As Illinois Senator Mark Kirk begins his recovery from a stroke, his staff and colleagues are stepping up to ensure the Illinois Republican leader's interests are addressed.
Kirk suffered a stroke over the weekend, and had surgery that included removing a portion of his skull to relieve pressure from swelling. Click here for our original story.
Kirk's neurosurgeon said Monday the 52-year-old first-term senator has a good chance of a full cognitive recovery but warned that it would be "very difficult" for him to regain movement in his left arm.
Jim Whitfield is talking to Kathy Jochem who is a member of the stroke team at Blessing Hospital in Quincy to find out what the warning signs are for a stroke and also finding out that there are different kinds of strokes that can happen to someone.
Jochem said the acronym of FAST can be a big help for people who think they are suffering from a stroke. FAST stands for face, arms, speech and time.

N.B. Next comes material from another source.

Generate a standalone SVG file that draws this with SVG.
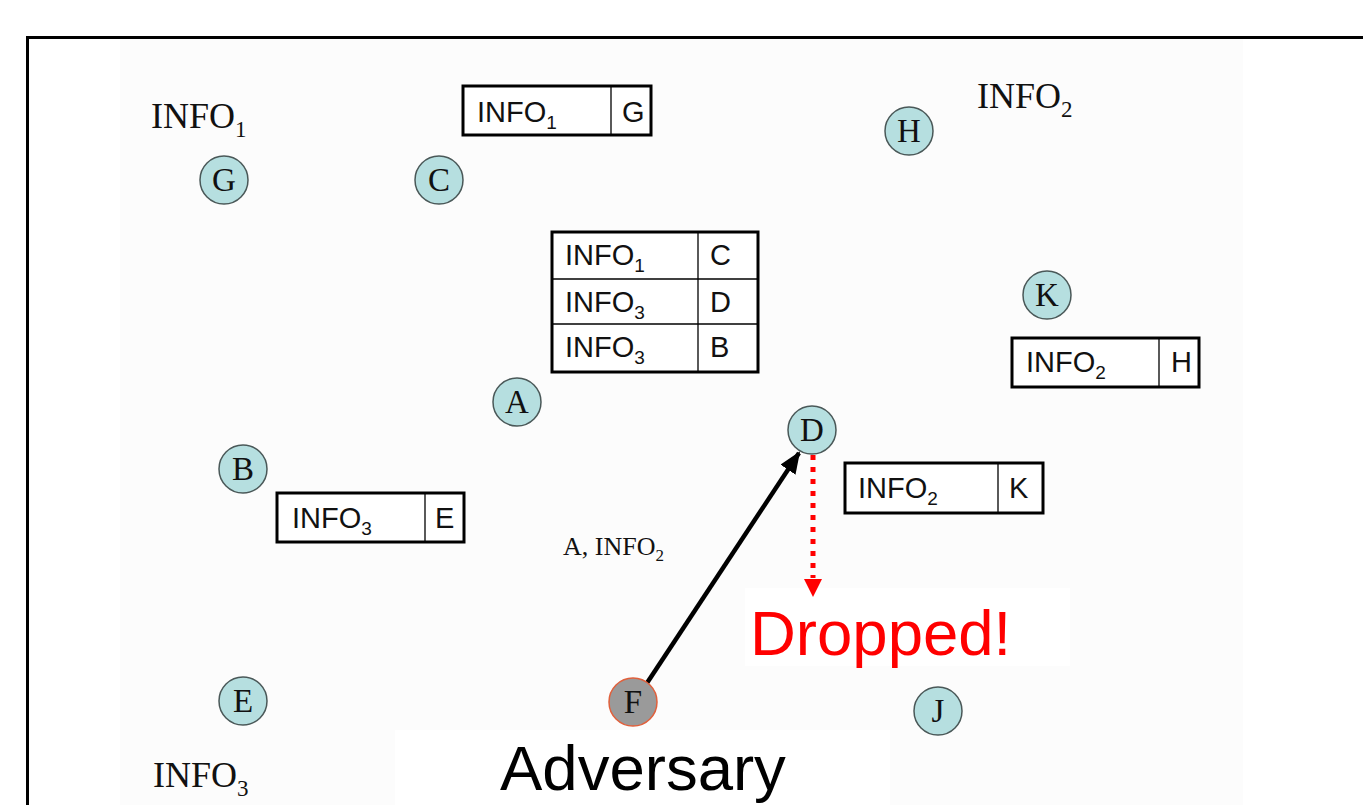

When you let FAST be your guide, check the face for paralysis on one side or the other. Ask the person to lift their arms and it one arm droops that could be a sign the person is suffering a stroke. And if their speech is slightly slurred or if they can't repeat a simple phrase, another sign to get them to the hospital as soon as possible.
"And it's very important to get to the hospital as soon as possible to be evaluated. If you have these symptoms develop suddenly without a known cause, you need to be at the hospital and get evaluated," said Jochem.